The Shaman’s Apprentice – a picture book based on award-winning Inuit director Zacharias Kunuk’s short film Angakusajaujuq: The Shaman’s Apprentice, in turn adapted from a traditional Inuit story – follows Supijaq, a young Inuk who works as an apprentice to her grandmother, Qunguliq, a shaman. Together, they journey underground to visit Kannaaluk, the One Below, as they try to heal a man who has fallen mysteriously ill and whose symptoms resist Qunguliq’s traditional healing methods.
Rooted in an Inuit world view, The Shaman’s Apprentice invites reflection on the lessons the story imparts.

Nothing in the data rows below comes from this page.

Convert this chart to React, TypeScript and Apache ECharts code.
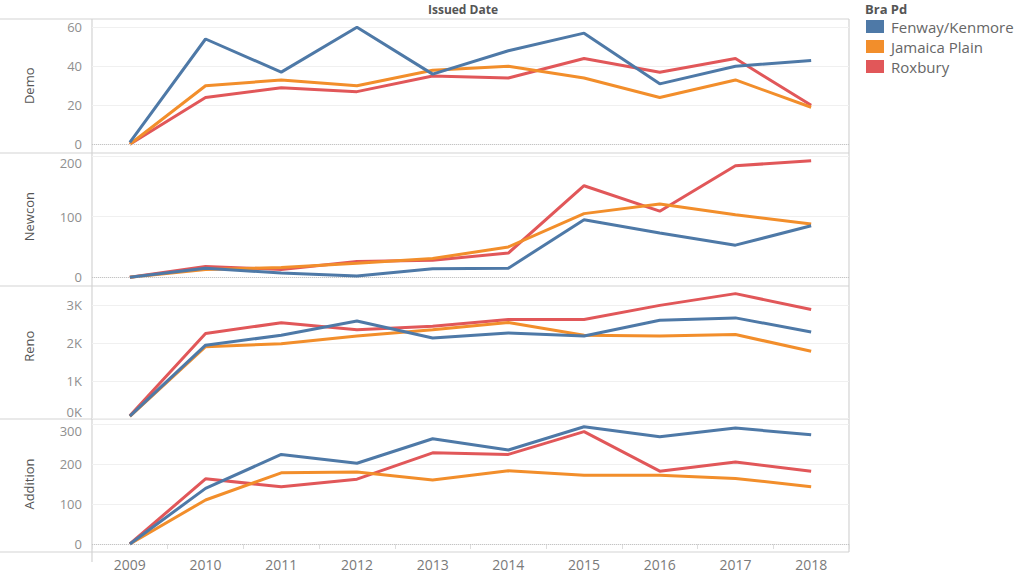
import React, { useEffect, useRef } from 'react';
import * as echarts from 'echarts';

// Issued permits per year, split by work type and BRA planning district
const years = ['2009', '2010', '2011', '2012', '2013', '2014', '2015', '2016', '2017', '2018'];
const districts = ['Fenway/Kenmore', 'Jamaica Plain', 'Roxbury'];
const colors = ['#4e79a7', '#f28e2b', '#e15759'];

const demoFenway = [1, 54, 37, 60, 36, 48, 57, 31, 40, 43];
const demoJamaica = [0, 30, 33, 30, 38, 40, 34, 24, 33, 19];
const demoRoxbury = [0, 24, 29, 27, 35, 34, 44, 37, 44, 20];

const newconFenway = [0, 15, 7, 2, 14, 15, 95, 73, 53, 85];
const newconJamaica = [0, 13, 16, 23, 31, 50, 105, 121, 103, 88];
const newconRoxbury = [0, 18, 13, 26, 28, 40, 151, 109, 184, 192];

const renoFenway = [70, 1940, 2200, 2580, 2130, 2260, 2180, 2600, 2660, 2290];
const renoJamaica = [60, 1900, 1980, 2180, 2350, 2540, 2200, 2180, 2220, 1780];
const renoRoxbury = [80, 2250, 2530, 2350, 2440, 2615, 2620, 2990, 3300, 2880];

const additionFenway = [0, 139, 224, 202, 263, 235, 293, 268, 290, 273];
const additionJamaica = [0, 110, 178, 180, 160, 183, 172, 172, 164, 143];
const additionRoxbury = [0, 163, 143, 162, 228, 224, 281, 182, 205, 182];

const panelNames = ['Demo', 'Newcon', 'Reno', 'Addition'];
const panelMax = [60, 200, 3000, 300];
const panelInterval = [20, 100, 1000, 100];
const panelData = [
  [demoFenway, demoJamaica, demoRoxbury],
  [newconFenway, newconJamaica, newconRoxbury],
  [renoFenway, renoJamaica, renoRoxbury],
  [additionFenway, additionJamaica, additionRoxbury],
];

const FONT = '"Open Sans", "Noto Sans", sans-serif';
const BORDER = '#d3d3d3';

// grid rectangles (0 line to top tick line) inside each Tableau pane
const gridTops = [27.3, 156, 305, 424];
const gridBottoms = [144.3, 277.3, 418.7, 544];
const paneLines = [19, 153, 286, 419, 552];

const App: React.FC = () => {
  const chartRef = useRef<HTMLDivElement>(null);

  useEffect(() => {
    document.body.style.margin = '0';
    if (!chartRef.current) return;
    const chart = echarts.init(chartRef.current, undefined, { renderer: 'svg' });

    const grid = gridTops.map((top, i) => ({
      left: 92,
      right: 175,
      top,
      height: gridBottoms[i] - top,
    }));

    const xAxis = panelNames.map((_, i) => {
      const last = i === panelNames.length - 1;
      return {
        type: 'category',
        gridIndex: i,
        data: years,
        boundaryGap: true,
        offset: last ? 8 : 0,
        axisLine: { show: false },
        axisTick: {
          show: last,
          length: 5,
          lineStyle: { color: '#dddddd' },
        },
        axisLabel: {
          show: last,
          color: '#7a7a7a',
          fontSize: 14,
          fontFamily: FONT,
          margin: 5,
        },
        splitLine: { show: false },
      };
    });

    const yAxis = panelNames.map((name, i) => ({
      type: 'value',
      gridIndex: i,
      min: 0,
      max: panelMax[i],
      interval: panelInterval[i],
      name,
      nameLocation: 'middle',
      nameRotate: 90,
      nameGap: 57,
      nameTextStyle: {
        color: '#555555',
        fontSize: 13,
        fontFamily: FONT,
        align: i === 2 ? 'left' : 'center',
      },
      axisLine: { show: false },
      axisTick: { show: false },
      axisLabel: {
        color: '#8f8f8f',
        fontSize: 13,
        fontFamily: FONT,
        margin: 10,
        formatter: i === 2 ? (v: number) => `${v / 1000}K` : undefined,
        verticalAlignMinLabel: i === 2 ? 'bottom' : undefined,
        verticalAlignMaxLabel: i === 1 || i === 3 ? 'top' : undefined,
      },
      splitLine: { lineStyle: { color: '#f0f0f0', width: 1 } },
    }));

    const series: any[] = [];
    panelData.forEach((group, p) => {
      group.forEach((values, d) => {
        series.push({
          type: 'line',
          name: districts[d],
          xAxisIndex: p,
          yAxisIndex: p,
          data: values,
          symbol: 'none',
          clip: false,
          lineStyle: { width: 3, color: colors[d] },
          itemStyle: { color: colors[d] },
          z: 3 - d + 2,
          markLine:
            d === 0 && p !== 2
              ? {
                  silent: true,
                  symbol: 'none',
                  label: { show: false },
                  lineStyle: { type: 'dotted', color: '#c4c4c4', width: 1 },
                  data: [{ yAxis: 0 }],
                }
              : undefined,
        });
      });
    });

    const graphic: any[] = [
      ...paneLines.map((y) => ({
        type: 'line',
        silent: true,
        shape: { x1: 0, y1: y, x2: 849, y2: y },
        style: { stroke: BORDER, lineWidth: 1.2 },
      })),
      {
        type: 'line',
        silent: true,
        shape: { x1: 92, y1: 19, x2: 92, y2: 562 },
        style: { stroke: BORDER, lineWidth: 1.2 },
      },
      {
        type: 'line',
        silent: true,
        shape: { x1: 849, y1: 19, x2: 849, y2: 552 },
        style: { stroke: BORDER, lineWidth: 1.2 },
      },
    ];

    chart.setOption({
      animation: false,
      backgroundColor: '#ffffff',
      title: [
        {
          text: 'Issued Date',
          left: 463,
          top: 3,
          padding: 0,
          textAlign: 'center',
          textStyle: { color: '#555555', fontSize: 12, fontWeight: 'bold', fontFamily: FONT },
        },
        {
          text: 'Bra Pd',
          left: 865,
          top: 2,
          padding: 0,
          textStyle: { color: '#555555', fontSize: 13, fontWeight: 'bold', fontFamily: FONT },
        },
      ],
      legend: {
        data: districts,
        orient: 'vertical',
        left: 866,
        top: 19,
        padding: 0,
        icon: 'rect',
        itemWidth: 18,
        itemHeight: 13,
        itemGap: 5,
        textStyle: {
          color: '#666666',
          fontSize: 15,
          lineHeight: 13,
          fontFamily: FONT,
          padding: [0, 0, 0, 2],
        },
        selectedMode: false,
      },
      grid,
      xAxis,
      yAxis,
      series,
      graphic,
    });

    return () => {
      chart.dispose();
    };
  }, []);

  return <div ref={chartRef} style={{ width: 1024, height: 573 }} />;
};

export default App;
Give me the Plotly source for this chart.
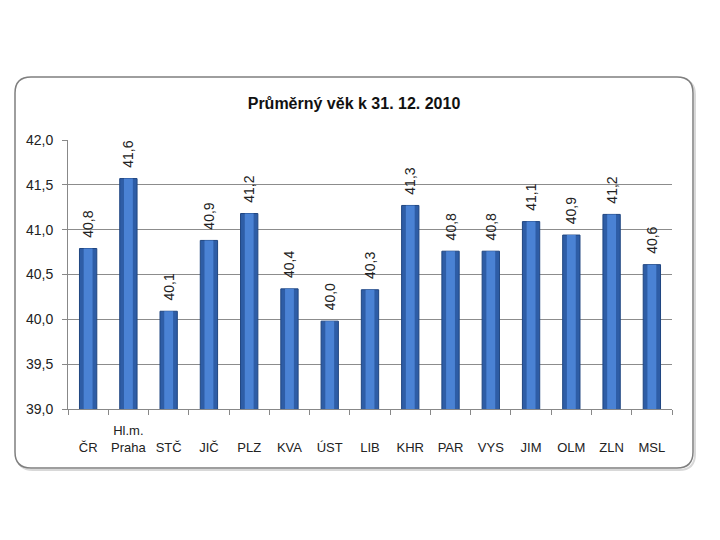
import plotly.graph_objects as go

categories = ["ČR", "Hl.m. Praha", "STČ", "JIČ", "PLZ", "KVA", "ÚST", "LIB", "KHR", "PAR", "VYS", "JIM", "OLM", "ZLN", "MSL"]
tick_labels = ["<br>ČR", "Hl.m.<br>Praha", "<br>STČ", "<br>JIČ", "<br>PLZ", "<br>KVA", "<br>ÚST", "<br>LIB",
               "<br>KHR", "<br>PAR", "<br>VYS", "<br>JIM", "<br>OLM", "<br>ZLN", "<br>MSL"]
values = [40.79, 41.57, 40.09, 40.88, 41.18, 40.34, 39.98, 40.33, 41.27, 40.76, 40.76, 41.09, 40.94, 41.17, 40.61]
value_labels = ["40,8", "41,6", "40,1", "40,9", "41,2", "40,4", "40,0", "40,3", "41,3", "40,8", "40,8", "41,1", "40,9", "41,2", "40,6"]
y_ticks = [39.0, 39.5, 40.0, 40.5, 41.0, 41.5, 42.0]
title_text = "Průměrný věk k 31. 12. 2010"

FONT = "Liberation Sans"

fig = go.Figure()
fig.add_trace(go.Bar(
    x=categories, y=values,
    text=value_labels, texttemplate="\u00a0\u00a0%{text}",
    textposition="outside", textangle=-90, constraintext="none",
    textfont=dict(family=FONT, size=14, color="#222222"),
    cliponaxis=False,
    marker=dict(color="#2E5DA6", line=dict(color="#1F4580", width=1)),
    width=0.43, hoverinfo="skip",
))
fig.add_trace(go.Bar(
    x=categories, y=values,
    marker=dict(color="#4A82D4", line=dict(width=0)),
    width=0.22, hoverinfo="skip",
))

L, R, T, B = 68, 672, 140, 409
W, H = R - L, B - T
def px(x):
    return (x - L) / W
def py(y):
    return (B - y) / H
fx0, fx1, fy0, fy1 = 15, 693, 77, 468
r = 16
def rounded(x0, y0, x1, y1, r):
    return (f"M {px(x0 + r)},{py(y0)} L {px(x1 - r)},{py(y0)} Q {px(x1)},{py(y0)} {px(x1)},{py(y0 + r)} "
            f"L {px(x1)},{py(y1 - r)} Q {px(x1)},{py(y1)} {px(x1 - r)},{py(y1)} "
            f"L {px(x0 + r)},{py(y1)} Q {px(x0)},{py(y1)} {px(x0)},{py(y1 - r)} "
            f"L {px(x0)},{py(y0 + r)} Q {px(x0)},{py(y0)} {px(x0 + r)},{py(y0)} Z")

fig.add_shape(type="path", xref="paper", yref="paper", path=rounded(fx0 + 2, fy0 + 2, fx1 + 2, fy1 + 2, r),
              line=dict(color="#d8d8d8", width=2), layer="below")
fig.add_shape(type="path", xref="paper", yref="paper", path=rounded(fx0, fy0, fx1, fy1, r),
              line=dict(color="#7f7f7f", width=1.5), fillcolor="white", layer="below")

fig.update_layout(
    width=720, height=540,
    margin=dict(l=L, r=720 - R, t=T, b=540 - B, autoexpand=False),
    paper_bgcolor="white", plot_bgcolor="rgba(0,0,0,0)",
    separators=",.",
    showlegend=False,
    barmode="overlay",
    title=dict(text=f"<b>{title_text}</b>", x=354 / 720, xanchor="center",
               y=1 - 103 / 540, yanchor="middle", yref="container",
               font=dict(family=FONT, size=16, color="#111111")),
    font=dict(family=FONT, size=13, color="#222222"),
)
fig.update_xaxes(
    tickmode="array", tickvals=categories, ticktext=tick_labels, tickangle=0, automargin=False,
    showline=True, linecolor="#888888", linewidth=1,
    ticks="outside", tickson="boundaries", ticklen=5, tickcolor="#888888",
    showgrid=False, ticklabelstandoff=9,
    tickfont=dict(family=FONT, size=13, color="#222222"),
)
fig.update_yaxes(
    range=[39.0, 42.0], tickvals=y_ticks, tickformat=".1f", automargin=False,
    showline=True, linecolor="#888888", linewidth=1,
    ticks="outside", ticklen=5, tickcolor="#888888",
    showgrid=True, gridcolor="#8c8c8c", gridwidth=1,
    zeroline=False, ticklabelstandoff=6,
    tickfont=dict(family=FONT, size=14, color="#222222"),
)

fig.write_html("out.html", config={"displayModeBar": False},
               post_script="document.body.style.margin='0';")
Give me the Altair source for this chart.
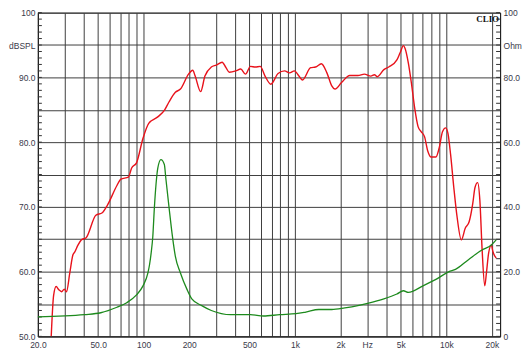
import altair as alt
import pandas as pd

# SPL response (Hz, dBSPL)
spl_freq = [24.5, 25.4, 26.4, 27.5, 28.7, 29.9, 30.9, 32.5, 34.1, 35.0, 36.8, 38.7, 41.7,
            48.3, 53.3, 57.4, 66.6, 70.7, 79.3, 83.3, 89.7, 99.0, 108, 124, 137, 147,
            162, 175, 198, 211, 219, 238, 254, 280, 302, 330, 350, 368, 406, 438, 471,
            508, 547, 589, 634, 693, 773, 854, 920, 991, 1041, 1121, 1270, 1367, 1494,
            1625, 1750, 1840, 2030, 2300, 2602, 2874, 3170, 3350, 3502, 3868, 4166,
            4714, 4950, 5206, 5332, 5608, 5888, 6184, 6506, 6832, 7176, 7548, 7928,
            8538, 8968, 9432, 9906, 10252, 10670, 11206, 11786, 12566, 13334, 14150,
            14948, 15468, 16102, 16660, 17240, 17946, 18406, 19046, 19822, 20300, 21360]
spl_db = [50.0, 56.3, 57.7, 57.2, 56.9, 57.3, 56.9, 59.8, 62.6, 63.0, 64.1, 64.9, 65.25,
          68.7, 69.1, 70.2, 73.3, 74.3, 74.6, 76.0, 76.8, 80.6, 82.9, 83.9, 84.9, 86.2,
          87.7, 88.2, 90.5, 91.1, 90.2, 87.8, 90.2, 91.6, 91.9, 92.35, 91.5, 90.8, 91.0,
          91.3, 90.5, 91.7, 91.6, 91.7, 90.2, 88.95, 90.6, 91.0, 90.7, 91.0, 90.5, 89.6,
          91.5, 91.6, 92.1, 90.7, 88.7, 88.2, 89.2, 90.3, 90.3, 90.5, 90.2, 90.4, 90.1,
          91.2, 91.6, 92.7, 93.8, 94.9, 94.5, 92.25, 89.0, 85.2, 82.4, 81.6, 80.85, 78.6,
          77.7, 77.7, 79.1, 81.6, 82.2, 81.35, 78.1, 73.0, 68.4, 64.9, 66.7, 67.7, 70.5,
          73.0, 73.75, 71.0, 63.4, 57.8, 59.8, 62.9, 64.1, 63.1, 62.1]

# Impedance (Hz, Ohm)
imp_freq = [20, 40.6, 52.1, 66.6, 77.3, 89.7, 99.0, 106.7, 109.4, 112.1, 114.9, 117.8,
            120.7, 124, 130, 137, 140, 147, 155, 162, 175, 193, 208, 242, 280, 377, 508,
            619, 793, 1016, 1179, 1436, 1750, 2136, 2602, 3018, 3868, 4714, 5206, 5608,
            7008, 8538, 10406, 11496, 14002, 17086, 19822, 21360]
imp_ohm = [6.0, 6.7, 7.3, 9.0, 10.4, 12.8, 15.6, 19.6, 22.2, 25.8, 30.8, 40.0, 47.0, 52.0,
           54.6, 53.1, 49.0, 40.0, 30.8, 24.7, 19.6, 14.6, 11.6, 9.5, 8.0, 6.7, 6.7, 6.3,
           6.7, 7.0, 7.5, 8.3, 8.3, 8.8, 9.5, 10.2, 11.6, 13.1, 14.1, 13.6, 15.6, 17.6,
           20.0, 20.7, 23.7, 26.6, 28.2, 29.8]

x_grid = [20, 30, 40, 50, 60, 70, 80, 90, 100, 200, 300, 400, 500, 600, 700, 800, 900,
          1000, 2000, 3000, 4000, 5000, 6000, 7000, 8000, 9000, 10000, 20000]
x_label_vals = [20, 50, 100, 200, 500, 1000, 2000, 3000, 5000, 10000, 20000]
x_label_txt = ["20.0", "50.0", "100", "200", "500", "1k", "2k", "Hz", "5k", "10k", "20k"]
left_vals = [50, 55, 60, 65, 70, 75, 80, 85, 90, 95, 100]
left_label_vals = [100, 95, 90, 80, 70, 60, 50]
left_label_txt = ["100", "dBSPL", "90.0", "80.0", "70.0", "60.0", "50.0"]
right_label_vals = [100, 90, 80, 60, 40, 20, 0]
right_label_txt = ["100", "Ohm", "80.0", "60.0", "40.0", "20.0", "0"]
minor_db = list(range(50, 101))

W, H = 464, 325
X_DOMAIN = [20, 22660]


def label_expr(vals, txts):
    expr = "''"
    for v, t in reversed(list(zip(vals, txts))):
        expr = f"round(datum.value) == {v} ? '{t}' : ({expr})"
    return expr


spl_df = pd.DataFrame({"freq": spl_freq, "db": spl_db})
imp_df = pd.DataFrame({"freq": imp_freq, "ohm": imp_ohm})
minor_df = pd.DataFrame({"db": minor_db})
clio_df = pd.DataFrame({"t": ["CLIO"]})

x_scale = alt.Scale(type="log", domain=X_DOMAIN, nice=False)
x_axis = alt.Axis(values=x_grid, labelExpr=label_expr(x_label_vals, x_label_txt),
                  grid=True, ticks=False, title=None, labelFlush=False,
                  labelPadding=4, labelOverlap=False)
spl_scale = alt.Scale(domain=[50, 100], nice=False, zero=False)
left_axis = alt.Axis(values=left_vals, labelExpr=label_expr(left_label_vals, left_label_txt),
                     grid=True, ticks=False, title=None, labelPadding=3,
                     labelOverlap=False, orient="left")
imp_scale = alt.Scale(domain=[0, 100], nice=False, zero=False)
right_axis = alt.Axis(values=right_label_vals,
                      labelExpr=label_expr(right_label_vals, right_label_txt),
                      grid=False, ticks=False, title=None, labelPadding=3,
                      labelOverlap=False, orient="right")

minor_left = alt.Chart(minor_df).mark_rule(color="#333333", strokeWidth=1).encode(
    y=alt.Y("db:Q", scale=spl_scale, axis=left_axis),
    x=alt.value(0), x2=alt.value(4))
minor_right = alt.Chart(minor_df).mark_rule(color="#333333", strokeWidth=1).encode(
    y=alt.Y("db:Q", scale=spl_scale, axis=left_axis),
    x=alt.value(W - 4), x2=alt.value(W))

spl_line = alt.Chart(spl_df).mark_line(color="#e8121b", strokeWidth=1.4,
                                       interpolate="monotone", clip=True).encode(
    x=alt.X("freq:Q", scale=x_scale, axis=x_axis),
    y=alt.Y("db:Q", scale=spl_scale, axis=left_axis))

clio = alt.Chart(clio_df).mark_text(font="Liberation Serif", fontWeight="bold",
                                    fontSize=9, align="right", baseline="top",
                                    color="#111111").encode(
    text="t:N", x=alt.value(W - 1), y=alt.value(2))

spl_layer = alt.layer(minor_left, minor_right, spl_line, clio)

imp_line = alt.Chart(imp_df).mark_line(color="#1d8a1d", strokeWidth=1.3,
                                       interpolate="monotone", clip=True).encode(
    x=alt.X("freq:Q", scale=x_scale, axis=x_axis),
    y=alt.Y("ohm:Q", scale=imp_scale, axis=right_axis))

chart = alt.layer(spl_layer, imp_line).resolve_scale(y="independent").properties(
    width=W, height=H, background="white",
    padding={"left": 0, "top": 0, "right": 0, "bottom": 0}
).configure_view(stroke="#222222", strokeWidth=1).configure_axis(
    labelFont="Liberation Sans", labelFontSize=8.5, labelColor="#3a3a4a",
    gridColor="#3f3f3f", gridWidth=1, gridOpacity=1,
    domainColor="#222222", domainWidth=1)

chart.save("out.html", embed_options={"renderer": "svg", "actions": False})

Supijaq, as an apprentice, is positioned to learn from shadowing her grandmother, and Kunuk asks readers to do the same, ending on the question, “What have you learned?”
Inuit artist Megan Kyak-Monteith’s evocative full-page illustrations shift from warm and homey to haunting as the story moves from a recounting of Supijaq’s day working with her grandmother to their more harrowing consultation with Kannaaluk. The small details Kyak-Monteith incorporates, such as characters’ traditional tattoos, add layers of texture to the story. The illustrations work in tandem with the text to form a complete picture of Supijaq’s experience as an apprentice.
Although the story takes a spooky turn, it is ultimately focused on the passing on of traditional knowledge, learning to push past your fears, and the importance of caring for the community. It showcases Inuit culture in a way that is accessible to a non-Inuit audience, with a glossary of Inuktitut words, a pronunciation guide, and an invitation to explore Inhabit Media’s Inuktitut language resources. The Shaman’s Apprentice is an excellent addition to a growing number of Indigenous authored and illustrated picture books.